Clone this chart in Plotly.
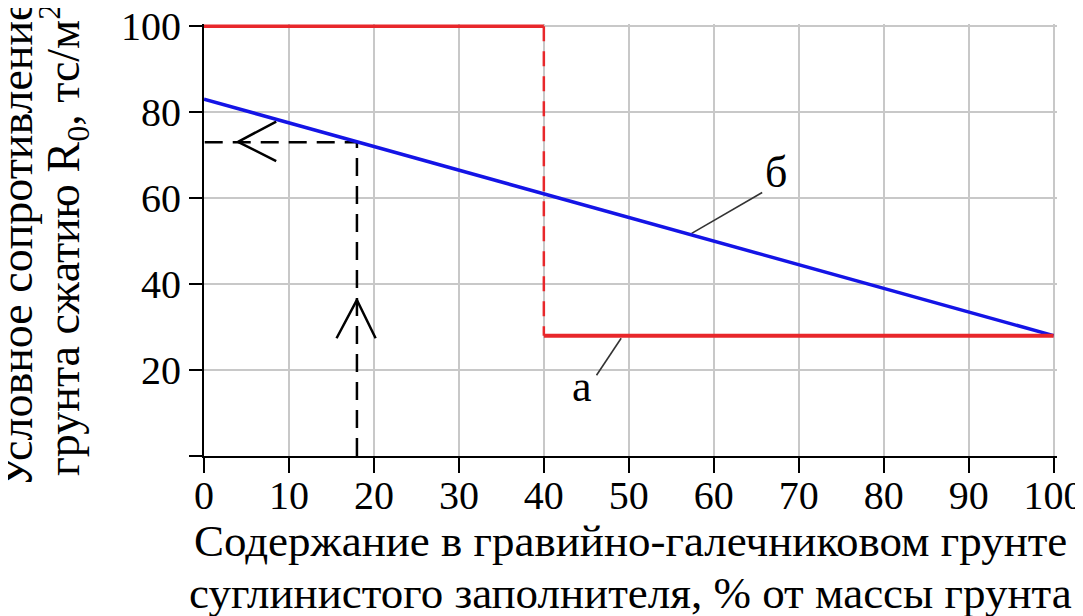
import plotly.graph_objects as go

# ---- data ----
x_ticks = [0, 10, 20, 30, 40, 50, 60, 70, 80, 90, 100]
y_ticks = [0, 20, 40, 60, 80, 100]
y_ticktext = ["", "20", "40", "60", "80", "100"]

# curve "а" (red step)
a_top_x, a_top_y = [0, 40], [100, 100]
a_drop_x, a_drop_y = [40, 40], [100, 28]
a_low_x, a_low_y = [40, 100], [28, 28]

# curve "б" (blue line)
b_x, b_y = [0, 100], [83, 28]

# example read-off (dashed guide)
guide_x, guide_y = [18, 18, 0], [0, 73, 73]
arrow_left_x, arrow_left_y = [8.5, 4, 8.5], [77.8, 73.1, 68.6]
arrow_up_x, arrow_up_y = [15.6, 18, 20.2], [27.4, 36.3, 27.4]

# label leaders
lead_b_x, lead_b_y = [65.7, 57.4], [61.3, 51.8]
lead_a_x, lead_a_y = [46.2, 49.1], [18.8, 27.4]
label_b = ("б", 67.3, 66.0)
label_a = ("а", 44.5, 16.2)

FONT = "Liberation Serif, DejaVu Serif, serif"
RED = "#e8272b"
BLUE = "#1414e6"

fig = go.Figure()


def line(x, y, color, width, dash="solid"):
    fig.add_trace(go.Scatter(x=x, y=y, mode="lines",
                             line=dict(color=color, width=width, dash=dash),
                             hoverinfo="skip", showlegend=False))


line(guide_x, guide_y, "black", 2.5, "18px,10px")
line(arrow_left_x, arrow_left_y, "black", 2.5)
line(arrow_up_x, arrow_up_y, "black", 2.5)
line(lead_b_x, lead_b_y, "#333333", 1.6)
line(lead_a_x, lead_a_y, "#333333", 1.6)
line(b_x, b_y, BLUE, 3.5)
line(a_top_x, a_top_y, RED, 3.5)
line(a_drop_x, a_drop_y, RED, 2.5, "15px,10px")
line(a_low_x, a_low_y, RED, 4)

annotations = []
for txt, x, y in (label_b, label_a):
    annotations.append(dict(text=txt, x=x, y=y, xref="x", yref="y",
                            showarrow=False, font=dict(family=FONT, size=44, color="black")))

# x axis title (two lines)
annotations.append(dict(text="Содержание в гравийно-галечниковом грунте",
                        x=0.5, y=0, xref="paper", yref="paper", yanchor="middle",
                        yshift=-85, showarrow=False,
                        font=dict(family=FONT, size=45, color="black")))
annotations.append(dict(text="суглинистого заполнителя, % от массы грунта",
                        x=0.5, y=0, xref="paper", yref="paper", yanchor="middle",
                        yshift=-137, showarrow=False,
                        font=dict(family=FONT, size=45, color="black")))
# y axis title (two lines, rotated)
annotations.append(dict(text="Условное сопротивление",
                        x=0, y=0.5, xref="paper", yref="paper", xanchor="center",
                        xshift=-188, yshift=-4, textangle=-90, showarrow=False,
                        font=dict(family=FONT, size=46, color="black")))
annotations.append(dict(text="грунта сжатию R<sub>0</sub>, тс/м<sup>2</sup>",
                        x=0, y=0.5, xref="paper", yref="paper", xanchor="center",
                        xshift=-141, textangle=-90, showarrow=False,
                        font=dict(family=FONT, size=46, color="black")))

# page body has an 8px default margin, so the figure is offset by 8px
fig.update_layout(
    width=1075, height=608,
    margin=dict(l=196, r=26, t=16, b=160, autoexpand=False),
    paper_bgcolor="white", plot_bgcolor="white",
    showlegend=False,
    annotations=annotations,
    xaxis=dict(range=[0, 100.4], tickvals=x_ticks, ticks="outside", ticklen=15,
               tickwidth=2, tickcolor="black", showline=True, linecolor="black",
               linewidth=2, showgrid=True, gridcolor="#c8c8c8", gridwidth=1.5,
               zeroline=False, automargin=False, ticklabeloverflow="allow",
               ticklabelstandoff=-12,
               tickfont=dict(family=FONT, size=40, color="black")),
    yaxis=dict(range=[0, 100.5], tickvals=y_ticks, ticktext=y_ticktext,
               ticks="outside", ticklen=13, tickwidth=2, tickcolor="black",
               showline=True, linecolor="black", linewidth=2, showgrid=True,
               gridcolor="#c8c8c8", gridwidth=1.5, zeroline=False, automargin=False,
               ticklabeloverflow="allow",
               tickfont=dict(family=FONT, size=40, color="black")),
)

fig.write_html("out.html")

════════════════

What the exercise asks → Pictures are to be left out; repeat all the remaining data exactly.

Exercise response →
Clone this chart in Plotly.
import plotly.graph_objects as go

# ---- data ----
x_ticks = [0, 10, 20, 30, 40, 50, 60, 70, 80, 90, 100]
y_ticks = [0, 20, 40, 60, 80, 100]
y_ticktext = ["", "20", "40", "60", "80", "100"]

# curve "а" (red step)
a_top_x, a_top_y = [0, 40], [100, 100]
a_drop_x, a_drop_y = [40, 40], [100, 28]
a_low_x, a_low_y = [40, 100], [28, 28]

# curve "б" (blue line)
b_x, b_y = [0, 100], [83, 28]

# example read-off (dashed guide)
guide_x, guide_y = [18, 18, 0], [0, 73, 73]
arrow_left_x, arrow_left_y = [8.5, 4, 8.5], [77.8, 73.1, 68.6]
arrow_up_x, arrow_up_y = [15.6, 18, 20.2], [27.4, 36.3, 27.4]

# label leaders
lead_b_x, lead_b_y = [65.7, 57.4], [61.3, 51.8]
lead_a_x, lead_a_y = [46.2, 49.1], [18.8, 27.4]
label_b = ("б", 67.3, 66.0)
label_a = ("а", 44.5, 16.2)

FONT = "Liberation Serif, DejaVu Serif, serif"
RED = "#e8272b"
BLUE = "#1414e6"

fig = go.Figure()


def line(x, y, color, width, dash="solid"):
    fig.add_trace(go.Scatter(x=x, y=y, mode="lines",
                             line=dict(color=color, width=width, dash=dash),
                             hoverinfo="skip", showlegend=False))


line(guide_x, guide_y, "black", 2.5, "18px,10px")
line(arrow_left_x, arrow_left_y, "black", 2.5)
line(arrow_up_x, arrow_up_y, "black", 2.5)
line(lead_b_x, lead_b_y, "#333333", 1.6)
line(lead_a_x, lead_a_y, "#333333", 1.6)
line(b_x, b_y, BLUE, 3.5)
line(a_top_x, a_top_y, RED, 3.5)
line(a_drop_x, a_drop_y, RED, 2.5, "15px,10px")
line(a_low_x, a_low_y, RED, 4)

annotations = []
for txt, x, y in (label_b, label_a):
    annotations.append(dict(text=txt, x=x, y=y, xref="x", yref="y",
                            showarrow=False, font=dict(family=FONT, size=44, color="black")))

# x axis title (two lines)
annotations.append(dict(text="Содержание в гравийно-галечниковом грунте",
                        x=0.5, y=0, xref="paper", yref="paper", yanchor="middle",
                        yshift=-85, showarrow=False,
                        font=dict(family=FONT, size=45, color="black")))
annotations.append(dict(text="суглинистого заполнителя, % от массы грунта",
                        x=0.5, y=0, xref="paper", yref="paper", yanchor="middle",
                        yshift=-137, showarrow=False,
                        font=dict(family=FONT, size=45, color="black")))
# y axis title (two lines, rotated)
annotations.append(dict(text="Условное сопротивление",
                        x=0, y=0.5, xref="paper", yref="paper", xanchor="center",
                        xshift=-188, yshift=-4, textangle=-90, showarrow=False,
                        font=dict(family=FONT, size=46, color="black")))
annotations.append(dict(text="грунта сжатию R<sub>0</sub>, тс/м<sup>2</sup>",
                        x=0, y=0.5, xref="paper", yref="paper", xanchor="center",
                        xshift=-141, textangle=-90, showarrow=False,
                        font=dict(family=FONT, size=46, color="black")))

# page body has an 8px default margin, so the figure is offset by 8px
fig.update_layout(
    width=1075, height=608,
    margin=dict(l=196, r=26, t=16, b=160, autoexpand=False),
    paper_bgcolor="white", plot_bgcolor="white",
    showlegend=False,
    annotations=annotations,
    xaxis=dict(range=[0, 100.4], tickvals=x_ticks, ticks="outside", ticklen=15,
               tickwidth=2, tickcolor="black", showline=True, linecolor="black",
               linewidth=2, showgrid=True, gridcolor="#c8c8c8", gridwidth=1.5,
               zeroline=False, automargin=False, ticklabeloverflow="allow",
               ticklabelstandoff=-12,
               tickfont=dict(family=FONT, size=40, color="black")),
    yaxis=dict(range=[0, 100.5], tickvals=y_ticks, ticktext=y_ticktext,
               ticks="outside", ticklen=13, tickwidth=2, tickcolor="black",
               showline=True, linecolor="black", linewidth=2, showgrid=True,
               gridcolor="#c8c8c8", gridwidth=1.5, zeroline=False, automargin=False,
               ticklabeloverflow="allow",
               tickfont=dict(family=FONT, size=40, color="black")),
)

fig.write_html("out.html")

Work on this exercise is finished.